Estatuto viable
La aprobación ayer por el Senado del Estatuto catalán abre la vía al referéndum para su ratificación popular en Cataluña en junio. Pese a sus numerosas imperfecciones, es una ley más generosa con el poder autonómico que el texto de 1979
: mejora su financiación, amplía competencias, equipara las lenguas catalana y castellana, y crea un consejo de justicia de Cataluña, de acuerdo con la ley orgánica correspondiente.

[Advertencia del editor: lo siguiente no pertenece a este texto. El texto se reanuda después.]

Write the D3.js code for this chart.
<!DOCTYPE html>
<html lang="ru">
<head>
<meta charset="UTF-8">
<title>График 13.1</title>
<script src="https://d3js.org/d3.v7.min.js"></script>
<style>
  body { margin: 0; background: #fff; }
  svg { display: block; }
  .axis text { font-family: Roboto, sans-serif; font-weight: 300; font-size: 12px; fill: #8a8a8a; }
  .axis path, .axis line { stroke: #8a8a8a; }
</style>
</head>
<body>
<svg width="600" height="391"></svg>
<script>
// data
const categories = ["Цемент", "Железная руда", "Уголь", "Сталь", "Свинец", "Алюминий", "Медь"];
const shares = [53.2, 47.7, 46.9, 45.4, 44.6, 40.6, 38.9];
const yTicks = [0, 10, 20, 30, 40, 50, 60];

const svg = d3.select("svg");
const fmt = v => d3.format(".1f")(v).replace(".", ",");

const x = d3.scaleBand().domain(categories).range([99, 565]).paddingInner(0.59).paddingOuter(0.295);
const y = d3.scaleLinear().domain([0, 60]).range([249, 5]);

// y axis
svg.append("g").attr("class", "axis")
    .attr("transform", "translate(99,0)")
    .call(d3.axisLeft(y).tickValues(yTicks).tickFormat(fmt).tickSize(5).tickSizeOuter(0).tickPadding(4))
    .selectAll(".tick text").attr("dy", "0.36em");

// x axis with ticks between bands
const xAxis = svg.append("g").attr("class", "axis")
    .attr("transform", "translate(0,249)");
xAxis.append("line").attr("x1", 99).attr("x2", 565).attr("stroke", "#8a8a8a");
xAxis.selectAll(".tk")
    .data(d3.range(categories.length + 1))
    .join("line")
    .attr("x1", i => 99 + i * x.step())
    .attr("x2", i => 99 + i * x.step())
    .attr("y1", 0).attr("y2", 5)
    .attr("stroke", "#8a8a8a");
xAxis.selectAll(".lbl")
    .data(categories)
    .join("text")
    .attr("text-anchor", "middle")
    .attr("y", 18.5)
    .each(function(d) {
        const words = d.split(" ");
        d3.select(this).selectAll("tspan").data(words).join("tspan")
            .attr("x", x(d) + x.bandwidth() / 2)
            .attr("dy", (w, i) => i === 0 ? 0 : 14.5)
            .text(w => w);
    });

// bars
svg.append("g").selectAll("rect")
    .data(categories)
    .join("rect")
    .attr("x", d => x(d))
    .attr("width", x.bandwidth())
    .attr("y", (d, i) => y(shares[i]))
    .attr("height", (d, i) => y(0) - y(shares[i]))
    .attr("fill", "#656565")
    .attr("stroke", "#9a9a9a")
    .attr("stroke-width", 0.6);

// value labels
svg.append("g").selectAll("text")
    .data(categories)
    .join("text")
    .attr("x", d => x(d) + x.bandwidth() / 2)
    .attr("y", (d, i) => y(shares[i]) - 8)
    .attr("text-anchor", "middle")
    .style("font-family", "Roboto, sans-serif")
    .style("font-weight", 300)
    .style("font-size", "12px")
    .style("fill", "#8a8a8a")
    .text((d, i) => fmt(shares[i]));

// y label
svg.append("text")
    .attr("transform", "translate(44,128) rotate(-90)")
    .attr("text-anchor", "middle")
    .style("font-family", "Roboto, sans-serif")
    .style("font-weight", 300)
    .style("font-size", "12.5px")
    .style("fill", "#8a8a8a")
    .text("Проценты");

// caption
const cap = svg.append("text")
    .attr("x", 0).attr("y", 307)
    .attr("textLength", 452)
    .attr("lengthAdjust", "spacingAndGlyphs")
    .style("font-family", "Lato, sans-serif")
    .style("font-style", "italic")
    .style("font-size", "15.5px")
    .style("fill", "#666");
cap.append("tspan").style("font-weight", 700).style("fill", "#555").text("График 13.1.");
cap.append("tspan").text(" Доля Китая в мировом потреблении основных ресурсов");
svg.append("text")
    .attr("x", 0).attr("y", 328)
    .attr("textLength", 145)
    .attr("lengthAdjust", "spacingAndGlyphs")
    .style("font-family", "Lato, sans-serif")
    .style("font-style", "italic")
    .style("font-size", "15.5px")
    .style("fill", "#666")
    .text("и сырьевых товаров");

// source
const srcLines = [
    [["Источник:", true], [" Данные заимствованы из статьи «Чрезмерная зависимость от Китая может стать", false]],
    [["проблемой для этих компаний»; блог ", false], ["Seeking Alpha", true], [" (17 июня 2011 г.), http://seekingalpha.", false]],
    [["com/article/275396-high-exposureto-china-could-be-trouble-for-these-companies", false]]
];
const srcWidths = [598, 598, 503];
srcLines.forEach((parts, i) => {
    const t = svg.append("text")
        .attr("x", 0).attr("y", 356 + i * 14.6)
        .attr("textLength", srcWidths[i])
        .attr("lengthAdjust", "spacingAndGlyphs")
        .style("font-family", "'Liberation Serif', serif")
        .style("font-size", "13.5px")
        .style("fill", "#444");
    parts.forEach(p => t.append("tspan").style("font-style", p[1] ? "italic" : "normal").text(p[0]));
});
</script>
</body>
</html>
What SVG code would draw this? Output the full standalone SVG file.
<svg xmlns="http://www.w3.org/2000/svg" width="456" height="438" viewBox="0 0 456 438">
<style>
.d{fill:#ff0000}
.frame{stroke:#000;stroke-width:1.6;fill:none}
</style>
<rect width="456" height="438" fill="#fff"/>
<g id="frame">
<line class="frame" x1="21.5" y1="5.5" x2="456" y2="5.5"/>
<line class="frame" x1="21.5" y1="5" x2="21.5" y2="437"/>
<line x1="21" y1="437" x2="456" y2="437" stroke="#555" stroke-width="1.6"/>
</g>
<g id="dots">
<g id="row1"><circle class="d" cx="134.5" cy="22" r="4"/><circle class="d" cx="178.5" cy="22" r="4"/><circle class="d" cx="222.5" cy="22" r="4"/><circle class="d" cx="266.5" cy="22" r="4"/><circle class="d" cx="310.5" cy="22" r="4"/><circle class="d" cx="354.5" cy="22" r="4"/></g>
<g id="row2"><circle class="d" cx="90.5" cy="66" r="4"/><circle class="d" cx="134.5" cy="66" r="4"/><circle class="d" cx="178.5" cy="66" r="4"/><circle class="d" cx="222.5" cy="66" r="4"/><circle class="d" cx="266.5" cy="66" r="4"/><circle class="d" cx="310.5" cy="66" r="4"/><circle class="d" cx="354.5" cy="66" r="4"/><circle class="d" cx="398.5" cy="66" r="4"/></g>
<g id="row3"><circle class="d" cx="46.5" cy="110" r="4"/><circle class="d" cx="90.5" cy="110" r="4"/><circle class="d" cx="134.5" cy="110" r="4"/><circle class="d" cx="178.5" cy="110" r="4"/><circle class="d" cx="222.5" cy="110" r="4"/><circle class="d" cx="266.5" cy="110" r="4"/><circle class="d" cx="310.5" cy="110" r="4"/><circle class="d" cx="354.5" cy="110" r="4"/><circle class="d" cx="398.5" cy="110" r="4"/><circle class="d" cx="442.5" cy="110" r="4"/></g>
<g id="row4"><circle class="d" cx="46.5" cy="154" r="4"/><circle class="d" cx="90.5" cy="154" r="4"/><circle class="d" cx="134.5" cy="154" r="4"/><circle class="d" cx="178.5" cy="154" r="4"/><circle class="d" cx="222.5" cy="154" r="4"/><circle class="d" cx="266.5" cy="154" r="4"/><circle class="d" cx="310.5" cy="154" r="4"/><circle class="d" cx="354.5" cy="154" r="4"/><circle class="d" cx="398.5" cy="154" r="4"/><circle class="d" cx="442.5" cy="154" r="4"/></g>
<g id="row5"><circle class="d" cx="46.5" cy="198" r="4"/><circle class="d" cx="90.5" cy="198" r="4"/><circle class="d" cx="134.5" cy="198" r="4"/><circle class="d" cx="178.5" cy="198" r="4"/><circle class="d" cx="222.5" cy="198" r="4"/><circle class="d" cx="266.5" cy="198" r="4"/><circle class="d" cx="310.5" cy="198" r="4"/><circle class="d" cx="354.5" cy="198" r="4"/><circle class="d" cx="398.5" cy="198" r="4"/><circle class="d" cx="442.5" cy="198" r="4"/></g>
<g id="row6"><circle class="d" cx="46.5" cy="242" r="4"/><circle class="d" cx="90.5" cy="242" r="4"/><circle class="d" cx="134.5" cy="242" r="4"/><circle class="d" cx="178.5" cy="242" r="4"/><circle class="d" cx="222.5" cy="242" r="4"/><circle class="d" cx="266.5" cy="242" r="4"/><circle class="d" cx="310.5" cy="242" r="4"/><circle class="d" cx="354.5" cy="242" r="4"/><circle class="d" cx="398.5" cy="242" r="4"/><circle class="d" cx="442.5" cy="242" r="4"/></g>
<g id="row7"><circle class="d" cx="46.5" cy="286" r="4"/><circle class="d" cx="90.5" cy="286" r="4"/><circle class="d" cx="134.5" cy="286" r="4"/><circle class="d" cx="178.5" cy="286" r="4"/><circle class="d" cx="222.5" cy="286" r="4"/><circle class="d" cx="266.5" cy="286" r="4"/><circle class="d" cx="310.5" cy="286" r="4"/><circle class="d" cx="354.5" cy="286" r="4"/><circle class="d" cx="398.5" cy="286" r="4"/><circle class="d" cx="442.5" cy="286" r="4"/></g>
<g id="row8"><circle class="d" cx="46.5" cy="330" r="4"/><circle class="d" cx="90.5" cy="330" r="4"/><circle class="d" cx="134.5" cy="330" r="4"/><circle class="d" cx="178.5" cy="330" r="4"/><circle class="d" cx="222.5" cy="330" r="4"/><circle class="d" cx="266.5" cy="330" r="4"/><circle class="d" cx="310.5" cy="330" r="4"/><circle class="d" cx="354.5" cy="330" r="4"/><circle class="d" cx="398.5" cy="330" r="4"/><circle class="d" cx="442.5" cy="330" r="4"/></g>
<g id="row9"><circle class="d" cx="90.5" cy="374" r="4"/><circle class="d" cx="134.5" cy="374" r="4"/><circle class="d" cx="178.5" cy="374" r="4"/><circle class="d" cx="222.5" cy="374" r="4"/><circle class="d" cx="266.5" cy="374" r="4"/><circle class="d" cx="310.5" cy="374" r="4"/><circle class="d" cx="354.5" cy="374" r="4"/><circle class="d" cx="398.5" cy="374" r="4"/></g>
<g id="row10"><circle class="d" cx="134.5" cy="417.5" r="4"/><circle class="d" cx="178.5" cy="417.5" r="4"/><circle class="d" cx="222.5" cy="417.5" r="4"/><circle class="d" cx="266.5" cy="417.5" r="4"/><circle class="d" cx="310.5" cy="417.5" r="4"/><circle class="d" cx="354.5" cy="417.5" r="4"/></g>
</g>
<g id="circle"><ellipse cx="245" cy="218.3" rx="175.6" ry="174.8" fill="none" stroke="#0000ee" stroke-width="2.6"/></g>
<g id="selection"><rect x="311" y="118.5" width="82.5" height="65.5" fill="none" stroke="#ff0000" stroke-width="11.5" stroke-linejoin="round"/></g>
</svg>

Probablemente, dará lugar a conflictos técnico-jurídicos de todo tipo. Pero, en cualquier caso, es fruto de un consenso bastante equilibrado: no tan amplio como sería deseable, pero sí políticamente practicable. El texto resuelve el reconocimiento de Cataluña con una fórmula flexible, aceptable para el PSOE y para tres de los partidos catalanes (PSC, CiU e ICV-EUiA). Allí donde unos leen "nación", otros ven exclusivamente una apreciación del Parlamento de Cataluña contenida en el preámbulo. Y es que no siempre las leyes más perfectas resultan a la larga ni mejores ni más duraderas.
En realidad, todos los estatutos de autonomía catalanes -el de 1932, el de 1979 y el que ayer salió del Senado- han sido fruto de una intensa negociación política con concesiones por ambas partes. El texto aprobado por la Cámara catalana el 30 de septiembre pasado ha sido limado de excesos y correctamente ajustado durante su tramitación en las Cortes en aras de su completo encaje constitucional. Se trataba de encauzar las aspiraciones de una sociedad de fuerte personalidad en la realidad plural de España, y de superar unos mecanismos que admitían una mejora tras cinco lustros de autonomía.

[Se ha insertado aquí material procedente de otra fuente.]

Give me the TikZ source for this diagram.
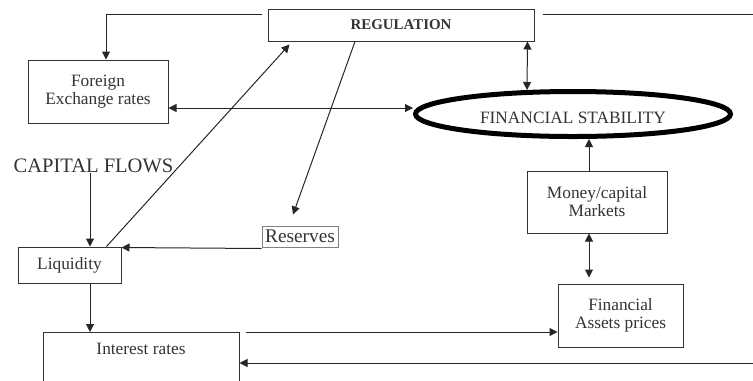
\documentclass[tikz,border=0pt]{standalone}
\usepackage{fontspec}
\setmainfont{Liberation Serif}
\usepackage{tikz}
\usetikzlibrary{calc}
\usetikzlibrary{positioning, shapes.geometric}
\usetikzlibrary{arrows.meta}

\begin{document}
\begin{tikzpicture}[
    x=0.75pt, y=-0.75pt,
    box/.style={draw=black!80, line width=0.75pt, inner sep=0pt, align=center, font=\fontsize{13}{13.5}\selectfont, text=black!80},
    goal/.style={ellipse, draw=black, line width=3.75pt, inner sep=0pt, font=\fontsize{13}{13.5}\selectfont, text=black!80},
    link/.style={line width=0.75pt, black!85, -{Triangle[length=6pt,width=6pt]}},
    both/.style={link, {Triangle[length=6pt,width=6pt]}-{Triangle[length=6pt,width=6pt]}}
]
    \clip (0,0) rectangle (753,380);

    % --- Top: regulation and its target ---
    \node[box, minimum width=199.5pt, minimum height=24pt, font=\fontsize{11.2}{13}\selectfont\bfseries] (reg) at (401,25) {REGULATION};
    \node[goal, minimum width=236.25pt, minimum height=33.75pt, text height=14.6pt, text depth=0pt] (fs) at (573,114) {FINANCIAL STABILITY};

    % --- Left column ---
    \node[box, minimum width=105pt, minimum height=47.25pt] (fx) at (98,91.5) {Foreign\\Exchange rates};
    \node[inner sep=0pt, font=\fontsize{15.4}{16}\selectfont, text=black!80] (cf) at (93.5,166) {CAPITAL FLOWS};
    \node[box, minimum width=77.25pt, minimum height=27pt] (liq) at (69.5,265) {Liquidity};
    \node[box, draw=gray, minimum width=57pt, minimum height=15.75pt, font=\fontsize{14.5}{15}\selectfont] (res) at (300,236.5) {Reserves};
    \node[box, minimum width=147pt, minimum height=60pt, anchor=north] (ir) at (141,332) {};
    \node[font=\fontsize{13}{13.5}\selectfont, text=black!80] (irtxt) at (141,349) {Interest rates};

    % --- Right column ---
    \node[box, minimum width=105pt, minimum height=46.5pt] (mkt) at (597,202) {Money/capital\\Markets};
    \node[box, minimum width=93.75pt, minimum height=47.25pt] (fap) at (620.5,315.5) {Financial\\Assets prices};

    % --- Regulation outwards ---
    \draw[link] ($(reg.west)+(-6,-11)$) -| ($(fx.north)+(8,0)$);
    \draw[link] ($(reg.east)+(8,-11)$) -- (775,14) -- (775,363) -- ($(ir.north east)+(0,31)$);
    \draw[both] ($(reg.south east)+(-7,0)$) -- ($(fs.north)+(-46,1)$);
    \draw[link] ($(reg.south)+(-46,0)$) -- ($(res.north)+(-7,-11)$);

    % --- Into financial stability ---
    \draw[both] ($(fx.east)+(0,16.5)$) -- ($(fs.west)+(0,-6)$);
    \draw[link] ($(mkt.north)+(-8,0)$) -- ($(fs.south)+(16,0)$);
    \draw[both] ($(mkt.south)+(-8,0)$) -- ($(fap.north)+(-31.5,-6)$);

    % --- Liquidity chain ---
    \draw[link] ($(cf.south)+(-3.5,0)$) -- ($(liq.north)+(20.5,0)$);
    \draw[link] ($(res.south west)+(0,1)$) -- ($(liq.north east)+(0,1)$);
    \draw[link] ($(liq.north east)+(-15,0)$) -- ($(reg.south west)+(22,3)$);
    \draw[link] ($(liq.south)+(20.5,0)$) -- ($(ir.north)+(-51,0)$);
    \draw[link] ($(ir.north east)+(6,0)$) -- ($(fap.west)+(0,16.5)$);

\end{tikzpicture}
\end{document}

El Estatuto enumera competencias
compartidas, ejecutivas y exclusivas. Sobre estas últimas, la Generalitat ostenta de forma íntegra las potestades legislativa, reglamentaria y función ejecutiva. La financiación, eliminadas las distorsiones del proyecto inicial, prevé que el Gobierno catalán gestione una importante cesta de impuestos e instrumentos recaudatorios eficaces. Y en lo simbólico se incluye el término "nacional" referido a "la bandera, la fiesta y el himno".
No es, pues, una ley de poco calado. Por ello, y por la impericia de sus patrocinadores originales, no es de extrañar que el camino hacia el consenso haya resultado tortuoso. En el trayecto se ha caído el apoyo de uno de sus mentores: Esquerra Republicana, que finalmente ha optado por el no con vistas al referéndum, más en clave partidista que de política general. Los republicanos son en buena medida padres de ese texto que ahora repudian en público, pero que desean que se apruebe, en privado, hasta el punto de evitar que descarrilara ayer en su trámite en el Senado. El vaivén es tan ostentoso que ha puesto al tripartito de Pasqual Maragall en el disparadero, asunto que deberá dilucidarse sin retraso.
El voto negativo del PP, aunque coincida con el de ERC por el otro extremo del arco parlamentario, exhibe distinta genealogía. Su recogida de firmas se ha convertido en una peligrosa operación en la que la oposición al Estatuto ha excitado fobias y estereotipos negativos respecto a Cataluña. Por eso, la próxima campaña del referéndum será un buen termómetro para medir si los populares orientan sus críticas desde la argumentación o prefieren seguir agitando pasiones.